**AIM OF THE EXERCISE**
Could the lines from the start of the data through the line with "import plotly.graph_objects as go" be set down exactly, with no pictures among them?

**DATA EXCERPT**

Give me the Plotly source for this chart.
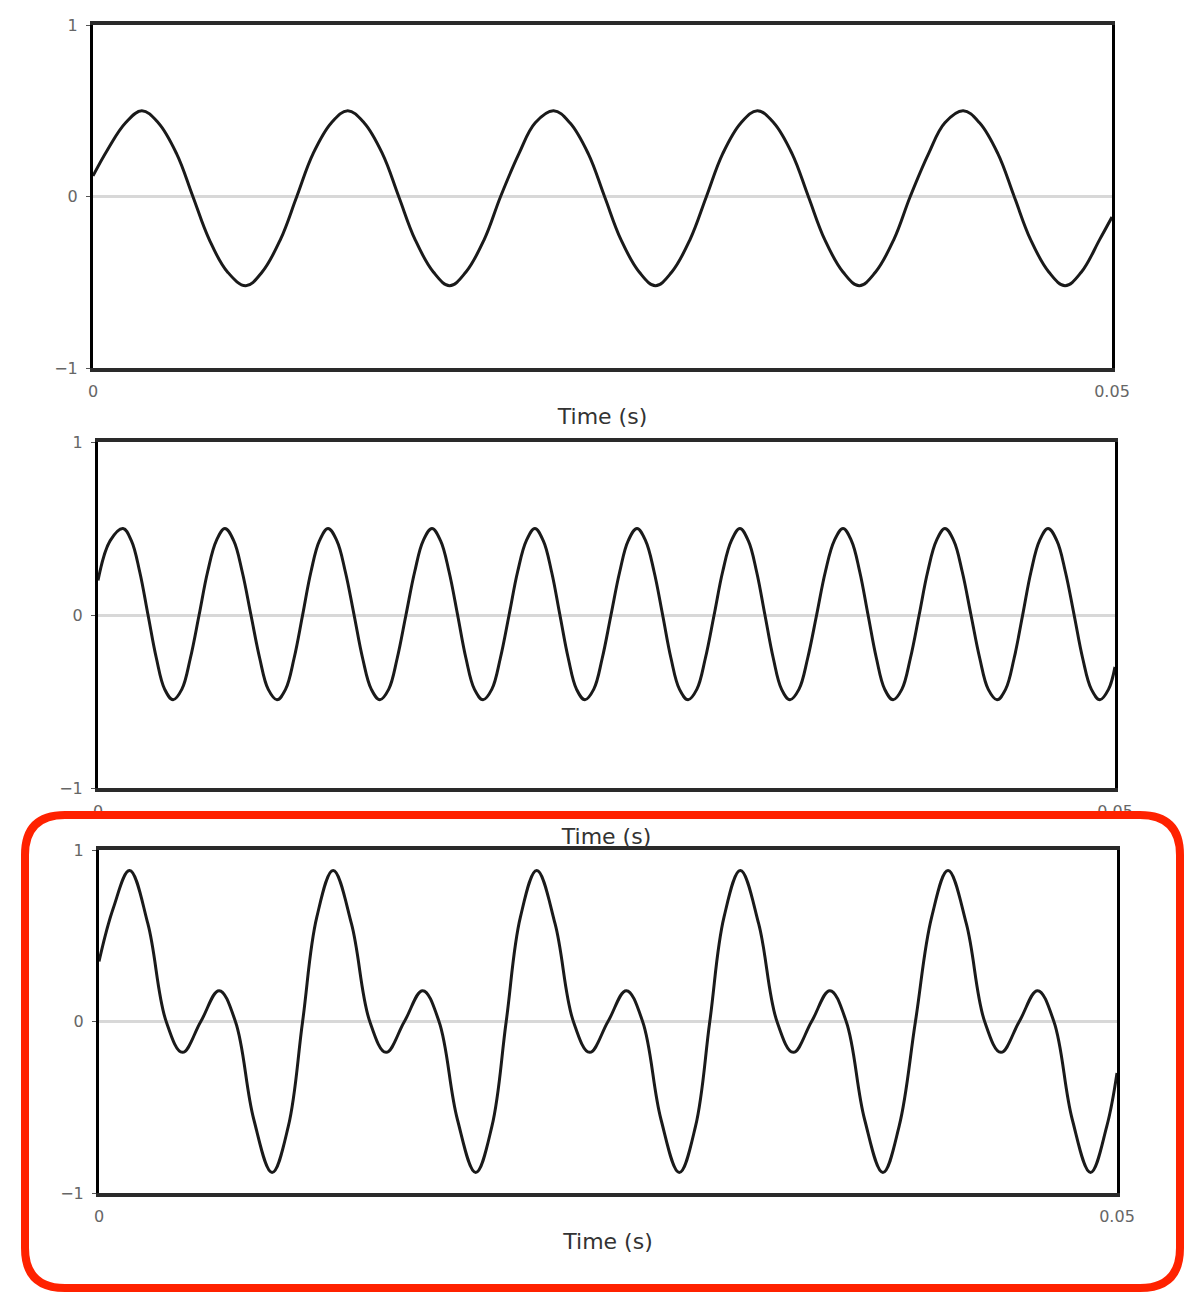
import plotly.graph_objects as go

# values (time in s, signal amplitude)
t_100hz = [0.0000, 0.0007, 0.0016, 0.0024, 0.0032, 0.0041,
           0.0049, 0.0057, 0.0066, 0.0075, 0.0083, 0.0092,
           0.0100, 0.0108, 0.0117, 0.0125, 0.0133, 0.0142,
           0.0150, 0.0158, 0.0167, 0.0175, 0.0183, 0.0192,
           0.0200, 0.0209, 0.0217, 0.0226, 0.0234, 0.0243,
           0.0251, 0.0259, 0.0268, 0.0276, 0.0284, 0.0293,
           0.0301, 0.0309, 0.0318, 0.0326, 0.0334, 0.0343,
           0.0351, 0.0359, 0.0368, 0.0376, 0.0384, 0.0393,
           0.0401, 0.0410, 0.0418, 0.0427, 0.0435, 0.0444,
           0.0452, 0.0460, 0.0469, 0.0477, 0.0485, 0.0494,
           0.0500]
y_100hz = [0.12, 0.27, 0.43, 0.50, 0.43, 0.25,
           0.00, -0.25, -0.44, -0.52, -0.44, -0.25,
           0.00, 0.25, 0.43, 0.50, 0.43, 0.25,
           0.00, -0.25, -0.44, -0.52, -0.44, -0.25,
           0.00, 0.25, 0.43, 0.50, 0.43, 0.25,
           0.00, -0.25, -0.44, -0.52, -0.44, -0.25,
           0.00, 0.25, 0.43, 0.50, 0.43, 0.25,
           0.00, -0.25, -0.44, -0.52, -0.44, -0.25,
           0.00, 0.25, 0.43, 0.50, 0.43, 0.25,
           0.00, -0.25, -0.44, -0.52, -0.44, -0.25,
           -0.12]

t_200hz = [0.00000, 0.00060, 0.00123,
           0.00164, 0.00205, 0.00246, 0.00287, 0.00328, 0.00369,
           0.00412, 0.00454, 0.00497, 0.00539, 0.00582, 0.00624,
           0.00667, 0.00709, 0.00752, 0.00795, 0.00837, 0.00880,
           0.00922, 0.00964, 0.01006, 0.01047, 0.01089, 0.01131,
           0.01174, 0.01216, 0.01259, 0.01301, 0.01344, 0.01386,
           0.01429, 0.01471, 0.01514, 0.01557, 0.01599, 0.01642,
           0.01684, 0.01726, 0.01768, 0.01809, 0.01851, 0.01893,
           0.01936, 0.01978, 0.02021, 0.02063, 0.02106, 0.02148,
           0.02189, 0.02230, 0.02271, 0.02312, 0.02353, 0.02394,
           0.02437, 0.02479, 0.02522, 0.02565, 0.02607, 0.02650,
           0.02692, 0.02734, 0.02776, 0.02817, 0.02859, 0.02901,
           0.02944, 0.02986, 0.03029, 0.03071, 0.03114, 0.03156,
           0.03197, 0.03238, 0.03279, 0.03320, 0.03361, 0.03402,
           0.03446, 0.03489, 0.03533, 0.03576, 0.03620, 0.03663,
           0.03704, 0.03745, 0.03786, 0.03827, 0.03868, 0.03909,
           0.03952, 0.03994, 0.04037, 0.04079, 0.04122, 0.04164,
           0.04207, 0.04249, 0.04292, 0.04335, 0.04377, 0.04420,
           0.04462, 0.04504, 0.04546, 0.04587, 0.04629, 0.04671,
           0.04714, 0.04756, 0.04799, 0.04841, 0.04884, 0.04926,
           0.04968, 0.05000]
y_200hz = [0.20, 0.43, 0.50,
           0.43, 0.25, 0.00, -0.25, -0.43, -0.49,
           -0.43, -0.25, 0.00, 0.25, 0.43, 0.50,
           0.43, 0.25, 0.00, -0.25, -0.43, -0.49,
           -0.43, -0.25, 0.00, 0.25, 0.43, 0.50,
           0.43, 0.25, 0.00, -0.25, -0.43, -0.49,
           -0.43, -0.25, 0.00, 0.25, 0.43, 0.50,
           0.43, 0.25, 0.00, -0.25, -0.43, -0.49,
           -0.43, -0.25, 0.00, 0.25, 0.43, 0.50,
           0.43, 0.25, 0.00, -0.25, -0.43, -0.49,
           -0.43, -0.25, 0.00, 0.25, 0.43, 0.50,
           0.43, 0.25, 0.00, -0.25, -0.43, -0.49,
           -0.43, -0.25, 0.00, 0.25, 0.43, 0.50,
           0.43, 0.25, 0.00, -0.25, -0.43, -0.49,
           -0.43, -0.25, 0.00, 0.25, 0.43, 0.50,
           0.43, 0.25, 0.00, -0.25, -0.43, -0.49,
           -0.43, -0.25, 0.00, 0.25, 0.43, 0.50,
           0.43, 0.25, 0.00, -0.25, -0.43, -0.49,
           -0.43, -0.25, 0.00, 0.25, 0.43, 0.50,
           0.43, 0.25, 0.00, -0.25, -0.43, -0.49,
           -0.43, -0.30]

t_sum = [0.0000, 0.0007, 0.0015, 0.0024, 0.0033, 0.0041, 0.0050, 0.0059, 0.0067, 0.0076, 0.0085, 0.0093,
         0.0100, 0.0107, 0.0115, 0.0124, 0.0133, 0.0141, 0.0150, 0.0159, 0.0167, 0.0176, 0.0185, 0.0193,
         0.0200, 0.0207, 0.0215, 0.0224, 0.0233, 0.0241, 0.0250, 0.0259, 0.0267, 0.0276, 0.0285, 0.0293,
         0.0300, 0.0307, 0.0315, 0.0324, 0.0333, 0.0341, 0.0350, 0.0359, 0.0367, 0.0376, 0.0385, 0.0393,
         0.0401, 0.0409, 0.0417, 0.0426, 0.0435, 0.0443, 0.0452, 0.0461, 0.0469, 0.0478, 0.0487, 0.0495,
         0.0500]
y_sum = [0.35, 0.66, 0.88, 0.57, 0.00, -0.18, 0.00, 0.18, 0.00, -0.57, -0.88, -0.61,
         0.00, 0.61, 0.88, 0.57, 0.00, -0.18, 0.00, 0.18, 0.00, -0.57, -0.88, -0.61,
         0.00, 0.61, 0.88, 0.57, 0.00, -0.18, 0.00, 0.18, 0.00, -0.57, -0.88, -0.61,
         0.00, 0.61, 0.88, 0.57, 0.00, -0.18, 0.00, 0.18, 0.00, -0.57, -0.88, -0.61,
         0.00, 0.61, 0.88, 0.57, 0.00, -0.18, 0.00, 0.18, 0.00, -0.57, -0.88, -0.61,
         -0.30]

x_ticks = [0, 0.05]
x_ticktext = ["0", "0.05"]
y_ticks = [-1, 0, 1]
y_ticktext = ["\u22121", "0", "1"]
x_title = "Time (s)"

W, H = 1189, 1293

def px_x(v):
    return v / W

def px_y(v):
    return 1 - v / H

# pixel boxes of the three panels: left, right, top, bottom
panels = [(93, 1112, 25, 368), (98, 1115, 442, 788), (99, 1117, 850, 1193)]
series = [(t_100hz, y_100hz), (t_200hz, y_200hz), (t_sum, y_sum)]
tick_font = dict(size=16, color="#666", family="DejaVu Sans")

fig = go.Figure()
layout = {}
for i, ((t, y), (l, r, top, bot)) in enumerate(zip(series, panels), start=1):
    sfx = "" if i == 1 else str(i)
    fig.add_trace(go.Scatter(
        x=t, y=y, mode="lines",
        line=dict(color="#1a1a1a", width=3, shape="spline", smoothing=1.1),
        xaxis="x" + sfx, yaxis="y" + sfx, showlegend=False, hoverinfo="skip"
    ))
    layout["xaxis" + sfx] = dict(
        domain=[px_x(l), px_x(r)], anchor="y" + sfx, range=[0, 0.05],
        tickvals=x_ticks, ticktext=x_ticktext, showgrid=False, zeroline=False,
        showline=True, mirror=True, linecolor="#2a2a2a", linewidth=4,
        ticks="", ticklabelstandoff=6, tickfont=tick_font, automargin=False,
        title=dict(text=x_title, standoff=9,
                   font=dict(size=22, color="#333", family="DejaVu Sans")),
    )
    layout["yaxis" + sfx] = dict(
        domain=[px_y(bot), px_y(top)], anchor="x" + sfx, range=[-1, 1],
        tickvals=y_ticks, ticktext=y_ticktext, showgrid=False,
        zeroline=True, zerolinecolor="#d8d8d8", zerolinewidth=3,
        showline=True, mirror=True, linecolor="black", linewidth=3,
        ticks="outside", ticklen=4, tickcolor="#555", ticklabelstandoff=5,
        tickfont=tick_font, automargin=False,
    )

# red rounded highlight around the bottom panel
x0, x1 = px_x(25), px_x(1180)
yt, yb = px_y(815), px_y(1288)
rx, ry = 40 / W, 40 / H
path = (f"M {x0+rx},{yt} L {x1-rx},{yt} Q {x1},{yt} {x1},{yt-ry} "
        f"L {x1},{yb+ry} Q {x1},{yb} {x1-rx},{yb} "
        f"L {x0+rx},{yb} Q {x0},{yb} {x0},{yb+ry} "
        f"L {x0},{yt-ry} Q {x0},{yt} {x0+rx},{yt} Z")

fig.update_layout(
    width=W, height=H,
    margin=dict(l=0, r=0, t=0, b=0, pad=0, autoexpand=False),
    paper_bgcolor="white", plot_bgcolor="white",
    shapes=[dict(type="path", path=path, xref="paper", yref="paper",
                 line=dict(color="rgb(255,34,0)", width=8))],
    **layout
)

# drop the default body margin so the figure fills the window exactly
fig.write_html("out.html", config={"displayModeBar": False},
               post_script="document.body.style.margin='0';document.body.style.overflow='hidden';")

**TASK OUTPUT**
Give me the Plotly source for this chart.
import plotly.graph_objects as go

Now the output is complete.